Although the ALJ adopted Dr. Heilpern's RFC assessment in full, the ALJ did so after properly rejecting the other opinion evidence of record. Moreover, the ALJ assessed other medical evidence that established diagnoses of "mild chronic obstructive pulmonary disorder" and "diagnostic imaging of [Ms. Minnifield's] lungs showing no significant findings." (Doc. 6-2, p. 24; Tr. 23). Therefore, the ALJ did not rely solely upon the opinion of a state agency physician in making RFC findings. Accordingly, substantial evidence supports the ALJ's decision to deny benefits. See e.g., Osborn v. Barnhart, 194 Fed. Appx. 654, 667 (11th Cir. 2006) (per curiam) (holding that the ALJ did not err in giving more weight to a non-examining physician and minimal weight to the treating physician because the treating physician's opinion was not supported by objective medical evidence); Wilkinson v. Comm'r of Soc. Sec., 289 Fed. App'x. 384, 386 (11th Cir. 2008) (per curiam) ("The ALJ did not give undue weight to the opinion of the non-examining state agency physician because he did not rely solely on that opinion.").

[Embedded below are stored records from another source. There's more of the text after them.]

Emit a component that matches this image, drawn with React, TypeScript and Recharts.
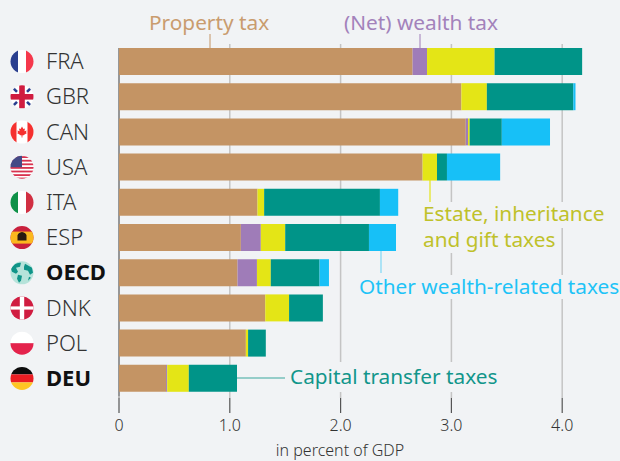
import { Bar, BarChart, CartesianGrid, XAxis, YAxis } from "recharts";

const countries = ["FRA", "GBR", "CAN", "USA", "ITA", "ESP", "OECD", "DNK", "POL", "DEU"];
const propertyTax = [2.65, 3.09, 3.13, 2.74, 1.25, 1.1, 1.07, 1.32, 1.145, 0.425];
const wealthTax = [0.13, 0, 0.02, 0, 0, 0.18, 0.175, 0, 0, 0.01];
const estateTax = [0.61, 0.23, 0.015, 0.13, 0.06, 0.22, 0.125, 0.215, 0.02, 0.195];
const capitalTax = [0.79, 0.78, 0.29, 0.09, 1.045, 0.756, 0.44, 0.305, 0.16, 0.435];
const otherTax = [0, 0.02, 0.435, 0.48, 0.165, 0.244, 0.085, 0, 0, 0];
const xTicks = [0, 1, 2, 3, 4];
const gridValues = [1, 2, 3, 4];
const boldCountries = ["OECD", "DEU"];

const data = countries.map((country, i) => ({
  country,
  propertyTax: propertyTax[i],
  wealthTax: wealthTax[i],
  estateTax: estateTax[i],
  capitalTax: capitalTax[i],
  otherTax: otherTax[i],
}));

const BG = "#f1f3f5";
const FONT = "'Noto Sans', sans-serif";

function FlagArt({ code }: { code: string }) {
  const navy = "#2a3f8f";
  switch (code) {
    case "FRA":
      return (
        <>
          <rect x={-12} y={-12} width={8} height={24} fill={navy} />
          <rect x={-4} y={-12} width={8} height={24} fill="#fff" />
          <rect x={4} y={-12} width={8} height={24} fill="#f5384c" />
        </>
      );
    case "GBR":
      return (
        <>
          <rect x={-12} y={-12} width={24} height={24} fill="#fff" />
          <path d="M-9,-9 L-5,-5 M9,-9 L5,-5 M-9,9 L-5,5 M9,9 L5,5" stroke={navy} strokeWidth={2.6} />
          <rect x={-2.8} y={-12} width={5.6} height={24} fill="#d01c40" />
          <rect x={-12} y={-2.8} width={24} height={5.6} fill="#d01c40" />
        </>
      );
    case "CAN":
      return (
        <>
          <rect x={-12} y={-12} width={24} height={24} fill="#fff" />
          <rect x={-12} y={-12} width={6.5} height={24} fill="#f5302f" />
          <rect x={5.5} y={-12} width={6.5} height={24} fill="#f5302f" />
          <path d="M0,-5.5 L1.4,-3 L3,-3.6 L2.4,-0.8 L4.6,-1.6 L4,0.4 L5,1 L1,3.4 L0.4,3.2 L0.4,5.5 L-0.4,5.5 L-0.4,3.2 L-1,3.4 L-5,1 L-4,0.4 L-4.6,-1.6 L-2.4,-0.8 L-3,-3.6 L-1.4,-3 Z" fill="#f5302f" />
        </>
      );
    case "USA":
      return (
        <>
          <rect x={-12} y={-12} width={24} height={24} fill="#fff" />
          {[-11, -7.4, -3.8, -0.2, 3.4, 7, 10.4].map((y) => (
            <rect key={y} x={-12} y={y} width={24} height={1.8} fill="#d8324f" />
          ))}
          <rect x={-12} y={-12} width={12} height={12} fill="#444a86" />
        </>
      );
    case "ITA":
      return (
        <>
          <rect x={-12} y={-12} width={8} height={24} fill="#0f9148" />
          <rect x={-4} y={-12} width={8} height={24} fill="#fff" />
          <rect x={4} y={-12} width={8} height={24} fill="#d12f42" />
        </>
      );
    case "ESP":
      return (
        <>
          <rect x={-12} y={-12} width={24} height={24} fill="#c9203d" />
          <rect x={-12} y={-6} width={24} height={12} fill="#fbb81e" />
          <path d="M-4.5,3 L-4.5,-2 Q-4,-5 0,-5.5 Q4,-5 4.5,-2 L4.5,3 Z" fill="#2a1a10" />
        </>
      );
    case "OECD":
      return (
        <>
          <rect x={-12} y={-12} width={24} height={24} fill="#b6e3da" />
          <path d="M-11,-4 Q-7,-11 -1,-10 L-2,-6 L-6,-5 L-4,-1 L-6,1 L-10,-1 Z M-4,2 L0,3 L-1,8 L-3,10 L-5,6 Z M3,-9 L10,-5 L11,0 L8,2 L6,-2 L2,-3 L2,-6 Z M7,4 L9,5 L6,8 Z" fill="#0f9488" />
        </>
      );
    case "DNK":
      return (
        <>
          <rect x={-12} y={-12} width={24} height={24} fill="#d01c40" />
          <rect x={-2.2} y={-12} width={4.4} height={24} fill="#fff" />
          <rect x={-12} y={-1.6} width={24} height={3.2} fill="#fff" />
        </>
      );
    case "POL":
      return (
        <>
          <rect x={-12} y={-12} width={24} height={12} fill="#fff" />
          <rect x={-12} y={0} width={24} height={12} fill="#e4234c" />
        </>
      );
    default:
      return (
        <>
          <rect x={-12} y={-12} width={24} height={8} fill="#0c0c0c" />
          <rect x={-12} y={-4} width={24} height={8} fill="#ea1d23" />
          <rect x={-12} y={4} width={24} height={8} fill="#fec524" />
        </>
      );
  }
}

function CountryTick({ y, payload }: any) {
  const code = payload.value;
  const bold = boldCountries.includes(code);
  return (
    <g>
      <g transform={`translate(22,${y})`}>
        <clipPath id={`flag-${code}`}>
          <circle r={11.5} />
        </clipPath>
        <g clipPath={`url(#flag-${code})`}>
          <FlagArt code={code} />
        </g>
      </g>
      <text
        x={46}
        y={y + 7.5}
        fontFamily={FONT}
        fontSize={22}
        fontWeight={bold ? 700 : 300}
        fill={bold ? "#111" : "#333"}
      >
        {code}
      </text>
    </g>
  );
}

function ValueTick({ x, payload }: any) {
  return (
    <g>
      <line x1={x} x2={x} y1={396} y2={398} stroke="#c4c4c4" strokeWidth={1.5} />
      <line x1={x} x2={x} y1={398} y2={413} stroke="#555" strokeWidth={1.2} />
      <text x={x} y={431} textAnchor="middle" fontFamily={FONT} fontSize={16} fontWeight={300} fill="#333">
        {payload.value === 0 ? "0" : payload.value.toFixed(1)}
      </text>
    </g>
  );
}

function Label({ x, y, color, children }: any) {
  return (
    <text x={x} y={y} fontFamily={FONT} fontSize={20.8} fontWeight={400} fill={color}>
      {children}
    </text>
  );
}

export default function App() {
  return (
    <div style={{ position: "absolute", left: 0, top: 0, width: 620, height: 461, background: BG }}>
      <BarChart
        width={620}
        height={461}
        data={data}
        layout="vertical"
        margin={{ top: 44, right: 2.4, bottom: 0, left: 0 }}
        barSize={27}
      >
        <CartesianGrid vertical horizontal={false} verticalValues={gridValues} stroke="#c4c4c4" strokeWidth={1.5} />
        <XAxis
          type="number"
          domain={[0, 4.5]}
          ticks={xTicks}
          axisLine={false}
          tickLine={false}
          tick={<ValueTick />}
          height={65}
          interval={0}
        />
        <YAxis
          type="category"
          dataKey="country"
          width={119}
          axisLine={false}
          tickLine={false}
          tick={<CountryTick />}
          interval={0}
        />
        <Bar dataKey="propertyTax" stackId="a" fill="#c49464" isAnimationActive={false} />
        <Bar dataKey="wealthTax" stackId="a" fill="#9f7cb8" isAnimationActive={false} />
        <Bar dataKey="estateTax" stackId="a" fill="#e4e516" isAnimationActive={false} />
        <Bar dataKey="capitalTax" stackId="a" fill="#009488" isAnimationActive={false} />
        <Bar dataKey="otherTax" stackId="a" fill="#17c0f7" isAnimationActive={false} />

        <line x1={119} x2={119} y1={48} y2={398} stroke="#777" strokeWidth={1.5} />

        <rect x={423} y={202} width={186} height={26} fill={BG} />
        <rect x={423} y={228} width={132} height={25} fill={BG} />
        <rect x={355} y={275} width={265} height={24} fill={BG} />
        <rect x={285} y={362} width={215} height={30} fill={BG} />

        <line x1={210} x2={210} y1={34} y2={48} stroke="#c49464" strokeWidth={1} />
        <line x1={420} x2={420} y1={34} y2={48} stroke="#9f7cb8" strokeWidth={1} />
        <line x1={430} x2={430} y1={180} y2={202} stroke="#e4e516" strokeWidth={1.2} />
        <line x1={381} x2={381} y1={251} y2={273} stroke="#7fd8f5" strokeWidth={1.2} />
        <line x1={237} x2={285} y1={378} y2={378} stroke="#3aa89e" strokeWidth={1.2} />

        <Label x={149} y={30} color="#c99c6e">Property tax</Label>
        <Label x={344} y={30} color="#a382bb">(Net) wealth tax</Label>
        <Label x={423} y={221} color="#bfc12a">
          <tspan x={423} y={221}>Estate, inheritance</tspan>
          <tspan x={423} y={247}>and gift taxes</tspan>
        </Label>
        <Label x={359} y={294} color="#1ec3f7">Other wealth-related taxes</Label>
        <Label x={290} y={384} color="#12968b">Capital transfer taxes</Label>
        <text x={340} y={456} textAnchor="middle" fontFamily={FONT} fontSize={16} fontWeight={300} fill="#333">
          in percent of GDP
        </text>
      </BarChart>
    </div>
  );
}
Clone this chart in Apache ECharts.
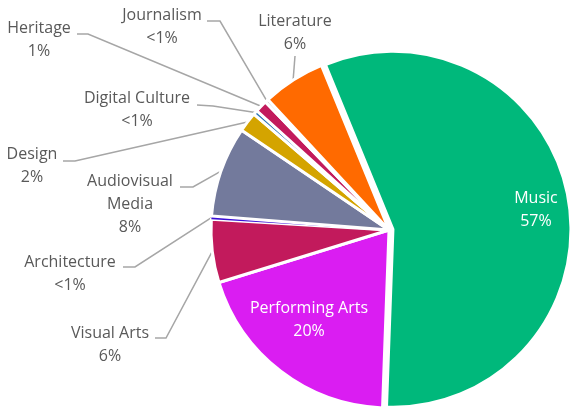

For the reasons outlined above, the Court concludes that the ALJ's decision is based upon substantial evidence, and the ALJ applied proper legal standards. The Court will not reweigh the evidence or substitute its judgment for that of the Commissioner. Accordingly, the decision of the Commissioner is due to be affirmed. The Court will enter a separate order consistent with this memorandum of opinion.